Can you really trust your MRO with sensitive client information?
It has never been more important to know that the MRO you are trusting with your clients’ personal details and medical records is up-to-speed with GDPR and has its house in order. If it doesn’t, you run the risk of not only undermining the trust and relationship you share with your client but also facing a hefty fine – up to four per cent of annual global turnover or €20 million, whichever is higher. So don’t be afraid to ask your MRO what measures they have in place for GDPR and medical records, and to protect you, their valued customer and your client.
MROs are not just data processors. As professional service providers they are also data controllers and, given the nature of the work they are doing for their law firm customer and their client, they are usually joint controllers of the personal data with the law firm. That requires proper agreed roles and responsibilities between the MRO and the law firm for GDPR compliance and to address the liability risk of a breach by a joint controller.
At MROs, multiple staff touch personal data on a daily basis. Don’t be afraid to scrutinise the systems your chosen provider has in place to protect your clients’ data. You need to be confident that your supplier has covered all bases – because it’s also your reputation on the line.
Key points to put to your MRO
Asking these straightforward questions could save you millions in fines.

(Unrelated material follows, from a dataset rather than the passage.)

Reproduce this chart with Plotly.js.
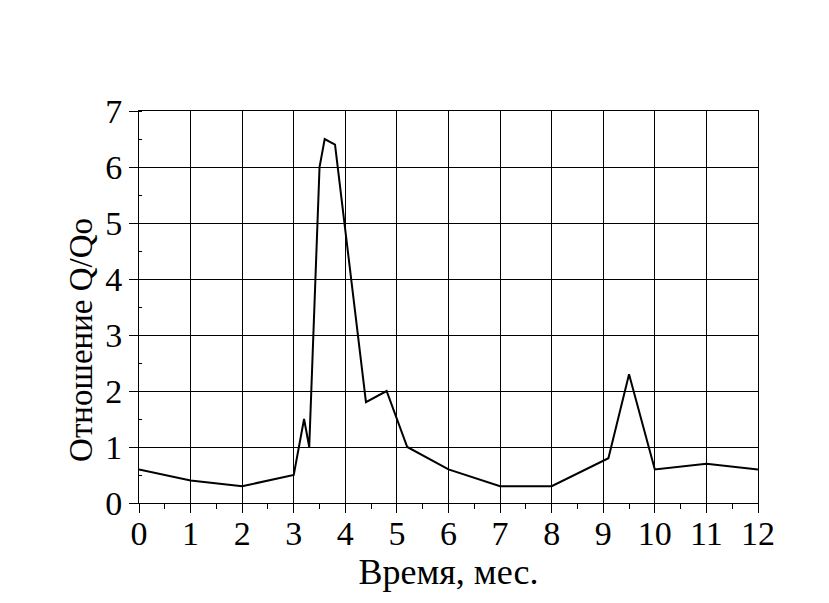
<!DOCTYPE html>
<html>
<head>
<meta charset="utf-8">
<script src="https://cdn.plot.ly/plotly-3.0.1.min.js"></script>
<style>html,body{margin:0;padding:0;background:#fff}#chart{width:829px;height:603px}</style>
</head>
<body>
<div id="chart"></div>
<script>
const months = [0, 1, 2, 3, 3.2, 3.3, 3.5, 3.6, 3.8, 4.4, 4.8, 5.2, 6, 7, 8, 9.1, 9.5, 10, 11, 12];
const ratio  = [0.6, 0.4, 0.3, 0.5, 1.5, 1.0, 6.0, 6.5, 6.4, 1.8, 2.0, 1.0, 0.6, 0.3, 0.3, 0.8, 2.3, 0.6, 0.7, 0.6];
const xTitle = 'Время, мес.';
const yTitle = 'Отношение Q/Qo';

const font = 'Liberation Serif';
const trace = {
  x: months, y: ratio, type: 'scatter', mode: 'lines',
  line: {color: '#000', width: 2}, hoverinfo: 'x+y'
};
const layout = {
  width: 829, height: 603,
  margin: {l: 139, r: 71, t: 111, b: 100, pad: 0},
  paper_bgcolor: '#fff', plot_bgcolor: '#fff',
  showlegend: false,
  font: {family: font, color: '#000', size: 33},
  xaxis: {
    range: [0, 12], dtick: 1, tick0: 0,
    showgrid: true, gridcolor: '#000', gridwidth: 1,
    showline: true, linecolor: '#000', linewidth: 1, mirror: true,
    ticks: 'outside', ticklen: 9, tickcolor: '#000', tickwidth: 1,
    ticklabelstandoff: -9,
    minor: {dtick: 0.5, ticks: 'outside', ticklen: 5, tickcolor: '#000', showgrid: false},
    zeroline: false,
    tickfont: {family: font, size: 34, color: '#000'},
    title: {text: xTitle, font: {family: font, size: 36, color: '#000'}, standoff: 2}
  },
  yaxis: {
    range: [0, 7], dtick: 1, tick0: 0,
    showgrid: true, gridcolor: '#000', gridwidth: 1,
    showline: true, linecolor: '#000', linewidth: 1, mirror: true,
    ticks: 'outside', ticklen: 9, tickcolor: '#000', tickwidth: 1,
    minor: {dtick: 0.5, ticks: 'inside', ticklen: 3, tickcolor: '#000', showgrid: false},
    zeroline: false,
    tickfont: {family: font, size: 34, color: '#000'}
  },
  annotations: [{
    text: yTitle, textangle: -90, xref: 'paper', yref: 'paper',
    x: 0, y: 0.416, xanchor: 'center', yanchor: 'middle', xshift: -58,
    showarrow: false, font: {family: font, size: 33, color: '#000'}
  }]
};
Plotly.newPlot('chart', [trace], layout, {displayModeBar: false, staticPlot: true});
</script>
</body>
</html>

– Have you provided all staff with GDPR training?
– Do you have a data security manual, and is that manual up to date?
– Can you update me on the changes you have made to your systems to ensure you have general data protection regulation consent?
– What new systems have you implemented – for example on email – to ensure data security?
– Who is your data protection officer?
You should feel confident your chosen provider is handling your clients’ data securely and if it’s not, perhaps it’s time to contact us. We’re GDPR-ready. We have adopted an email encryption system as standard, invested time and money into being water-tight on process and have conducted detailed training and regular internal refreshers with all staff on GDPR.
Is your MRO ready if something goes wrong?
Of course, occasionally things can go wrong. In the event of a data breach, your MRO’s priority should be the wellbeing of the client whose data has been affected. Are you familiar with your provider’s complaints procedure? Have you been assigned a named contact you can turn to in a crisis? Having a clear system in place to log all data incidents, no matter how small, will give you peace of mind and ensure you can enact damage control in those, hopefully, rare cases of a breach.
A transformative opportunity
While the introduction of GDPR was daunting for some, it has presented a unique opportunity for firms to positively transform their methods of working – placing clients’ data safety front and centre.
Get it right and you can build strong relationships with clients and service providers built on trust and transparency. Get it wrong and the consequences are dire.